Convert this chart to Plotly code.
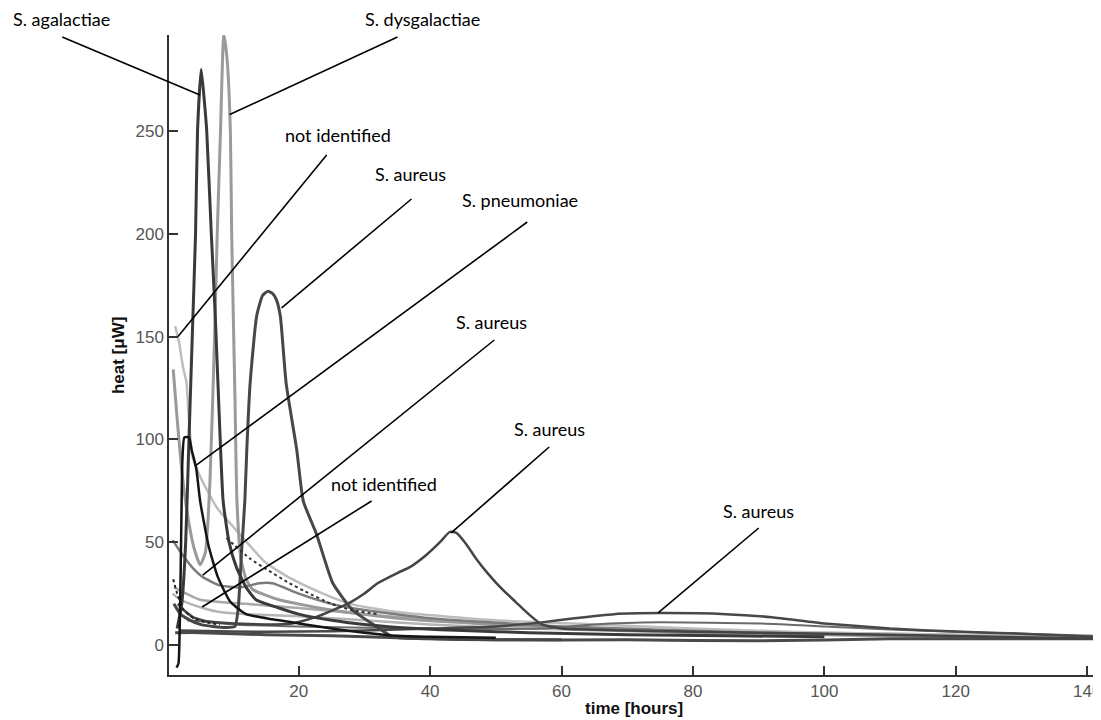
import plotly.graph_objects as go

# ---------------- data ----------------
agal_x = [1.5, 2.2, 2.8, 3.3, 3.8, 4.3, 4.6, 5.15, 5.6, 6.0, 6.7, 7.3, 7.9, 8.5, 9.4, 10.5, 12, 13.5, 17, 20, 25, 30, 38, 45, 55, 70, 85, 100]
agal_y = [8, 20, 50, 100, 150, 200, 250, 280, 266, 250, 200, 160, 112, 70, 50, 38, 28, 22, 18, 15, 12, 10, 8, 7, 6, 5, 4.5, 4]

dysg_x = [0.9, 1.5, 2.2, 3.0, 4.0, 5.0, 5.8, 6.5, 7.2, 7.6, 8.1, 8.6, 9.1, 9.6, 9.8, 10.3, 10.6, 11.2, 12, 13, 17, 25, 35, 50, 65, 80, 100, 120, 141]
dysg_y = [134, 110, 85, 65, 48, 39, 45, 80, 150, 200, 250, 297, 285, 250, 200, 120, 70, 42, 32, 27, 22, 17, 13, 10, 8, 6, 5, 4, 3.5]

nid1_x = [1.2, 1.8, 2.4, 2.9, 3.3, 3.8, 5.0, 7.5, 11, 15, 19, 23.7, 27.8, 35, 50, 65, 80, 100, 120, 141]
nid1_y = [155, 147, 135, 128, 110, 92, 82, 67, 54, 40, 32, 25, 20, 16, 12, 10, 8, 6, 5, 3.5]

aur1_x = [1.0, 2, 3.5, 5, 7, 9, 10.3, 10.8, 11.3, 11.8, 12.1, 12.6, 13.6, 14.5, 15.3, 16.0, 16.6, 17.2, 18.1, 19.7, 20.7, 22.7, 25.2, 28.2, 31.8, 34.3, 40, 50, 60]
aur1_y = [20, 15, 12, 10, 9, 8.5, 9, 18, 45, 70, 95, 127, 160, 170, 172, 171, 168, 160, 127, 95, 70, 54, 30, 17, 9, 4, 3, 2.5, 2.5]

pneu_x = [1.4, 1.7, 1.9, 2.1, 2.3, 2.6, 3.3, 3.7, 4.4, 5.0, 6.3, 7.7, 9.6, 12, 16, 20, 25, 30, 35, 40, 50]
pneu_y = [-11, -9, 10, 50, 90, 101, 101, 95, 86, 70, 48, 33, 21, 15, 12.5, 10.5, 8, 6, 4.5, 4, 3.5]

aur2_x = [0.8, 2.5, 4.0, 5.4, 8, 11, 14, 16, 20, 25, 30, 40, 60, 90, 120, 141]
aur2_y = [51, 43, 37, 33, 29, 28, 30, 30, 25, 20, 17, 13, 9, 6, 4, 3]

nid2_x = [0.8, 2, 3.5, 5.4, 8, 12, 20, 30, 40, 55, 80, 110, 141]
nid2_y = [25, 22, 20, 18, 16, 15, 14, 12, 10, 8, 6, 4.5, 3.5]

aur3_x = [1.6, 2.5, 3.9, 6, 9, 15, 19, 21, 23, 26, 28, 30, 32, 35, 37, 39.5, 41.5, 43, 44, 45.5, 47, 49, 51, 53, 55, 57, 60, 70, 90, 110, 141]
aur3_y = [20, 17, 13.6, 11.5, 10.7, 10, 10.5, 12, 14, 18, 21, 25, 30, 35, 38, 44, 50, 55, 54.5, 49, 42, 34, 27, 21, 15, 10, 8, 7, 6, 5, 3]

aur4_x = [2, 10, 20, 30, 40, 50, 57, 62, 68, 75, 85, 92, 100, 110, 120, 130, 141]
aur4_y = [7, 6.5, 6.5, 7, 8, 9, 11, 13, 15, 15.5, 15, 13.5, 10.5, 8, 6.5, 5.5, 4]

dot1_x = [0.9, 1.5, 2.5, 4, 6, 8]
dot1_y = [32, 25, 17, 13, 11, 10]

dot2_x = [9, 12.6, 15, 18.6, 21, 25, 28, 32]
dot2_y = [52, 42, 37, 30, 26, 20, 17, 15]

ext1_x = [3, 10, 20, 40, 57, 65, 75, 90, 100, 110, 125, 141]
ext1_y = [12, 10, 9, 8, 8, 10, 11, 10.5, 9, 7.5, 6, 4.5]

ext2_x = [1, 5, 12, 20, 30, 45, 60, 80, 100, 120, 141]
ext2_y = [28, 22, 20, 18, 15, 11, 8, 6.5, 6, 5, 4]

ext3_x = [1.2, 5, 15, 25, 35, 50, 70, 90, 110, 130, 141]
ext3_y = [6, 6, 5, 4.5, 3.5, 2.5, 2.5, 2, 3, 3, 3]

x_ticks = [20, 40, 60, 80, 100, 120, 140]
y_ticks = [0, 50, 100, 150, 200, 250]
x_range = [0.26, 141.8]
y_range = [-14.6, 296.7]

# label texts, anchor point on the curve (data units)
label_text = ["S. agalactiae", "S. dysgalactiae", "not identified", "S. aureus", "S. pneumoniae",
              "S. aureus", "not identified", "S. aureus", "S. aureus"]
label_pt_x = [4.97, 9.5, 1.63, 17.4, 4.4, 5.4, 5.3, 43.2, 74.7]
label_pt_y = [267.5, 258, 150, 164, 87.5, 34, 18.5, 54.5, 15.6]

# ---------------- layout geometry ----------------
OFF = 8                       # page body margin of the html page
W, H = 1101 - OFF, 720 - OFF
ML, MR, MT, MB = 169 - OFF, 0, 35 - OFF, 45
PW, PH = W - ML - MR, H - MT - MB

def px2paper(px, py):
    px -= OFF
    py -= OFF
    return (px - ML) / PW, (H - MB - py) / PH

def data2paper(x, y):
    return ((x - x_range[0]) / (x_range[1] - x_range[0]),
            (y - y_range[0]) / (y_range[1] - y_range[0]))

# text centres and leader start points (page pixels)
label_txt_pos = [(61, 19), (423, 19), (338, 135), (411, 174), (521, 200),
                 (492, 322), (384, 484), (550, 429), (760, 511)]
label_line_start = [(62, 37), (398, 37), (327, 155), (412, 199), (528, 222),
                    (495, 340), (372, 501), (550, 447), (760, 528)]

fig = go.Figure()

traces = [
    (ext2_x, ext2_y, "#a8a8a8", 2.5, "solid"),
    (nid2_x, nid2_y, "#b4b4b4", 2.5, "solid"),
    (nid1_x, nid1_y, "#bdbdbd", 2.5, "solid"),
    (dysg_x, dysg_y, "#9a9a9a", 3, "solid"),
    (aur2_x, aur2_y, "#7c7c7c", 2.5, "solid"),
    (ext1_x, ext1_y, "#6a6a6a", 2, "solid"),
    (ext3_x, ext3_y, "#4a4a4a", 3, "solid"),
    (aur4_x, aur4_y, "#484848", 2.5, "solid"),
    (aur3_x, aur3_y, "#444444", 2.5, "solid"),
    (aur1_x, aur1_y, "#474747", 3, "solid"),
    (agal_x, agal_y, "#3a3a3a", 3, "solid"),
    (dot1_x, dot1_y, "#222222", 2, "dot"),
    (dot2_x, dot2_y, "#333333", 2, "dot"),
    (pneu_x, pneu_y, "#151515", 2.5, "solid"),
]
for xs, ys, col, w, dash in traces:
    fig.add_trace(go.Scatter(x=xs, y=ys, mode="lines",
                             line=dict(color=col, width=w, dash=dash, shape="spline", smoothing=0.5),
                             showlegend=False, hoverinfo="skip"))

shapes = []
annotations = []
for i, t in enumerate(label_text):
    x0, y0 = px2paper(*label_line_start[i])
    x1, y1 = data2paper(label_pt_x[i], label_pt_y[i])
    shapes.append(dict(type="line", xref="paper", yref="paper", x0=x0, y0=y0, x1=x1, y1=y1,
                       line=dict(color="black", width=1.6)))
    tx, ty = px2paper(*label_txt_pos[i])
    annotations.append(dict(text=t, xref="paper", yref="paper", x=tx, y=ty, showarrow=False,
                            xanchor="center", yanchor="middle", borderpad=0,
                            font=dict(family="Lato", size=18, color="black")))

# axis titles
tx, ty = px2paper(635, 708)
annotations.append(dict(text="<b>time [hours]</b>", xref="paper", yref="paper", x=tx, y=ty,
                        showarrow=False, xanchor="center", yanchor="middle",
                        font=dict(family="Liberation Sans", size=17, color="#111")))
tx, ty = px2paper(118, 356)
annotations.append(dict(text="<b>heat [μW]</b>", xref="paper", yref="paper", x=tx, y=ty,
                        showarrow=False, xanchor="center", yanchor="middle", textangle=-90,
                        font=dict(family="Liberation Sans", size=17, color="#111")))

axis_common = dict(showline=True, linecolor="#333", linewidth=1.5, ticks="inside", ticklen=9,
                   tickcolor="#333", tickwidth=1.5, showgrid=False, zeroline=False,
                   ticklabeloverflow="allow",
                   tickfont=dict(family="Liberation Sans", size=17, color="#555"))

fig.update_layout(
    width=W, height=H,
    margin=dict(l=ML, r=MR, t=MT, b=MB),
    paper_bgcolor="white", plot_bgcolor="white",
    xaxis=dict(range=x_range, tickvals=x_ticks, **axis_common),
    yaxis=dict(range=y_range, tickvals=y_ticks, **axis_common),
    shapes=shapes, annotations=annotations,
)

fig.write_html("out.html")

WRITTEN INSTRUCTION — Return only the lines from the start of the data through the line that contains "import plotly.graph_objects as go", please, copying them exactly and omitting all pictures.

SOLUTION TO THIS TASK —
Convert this chart to Plotly code.
import plotly.graph_objects as go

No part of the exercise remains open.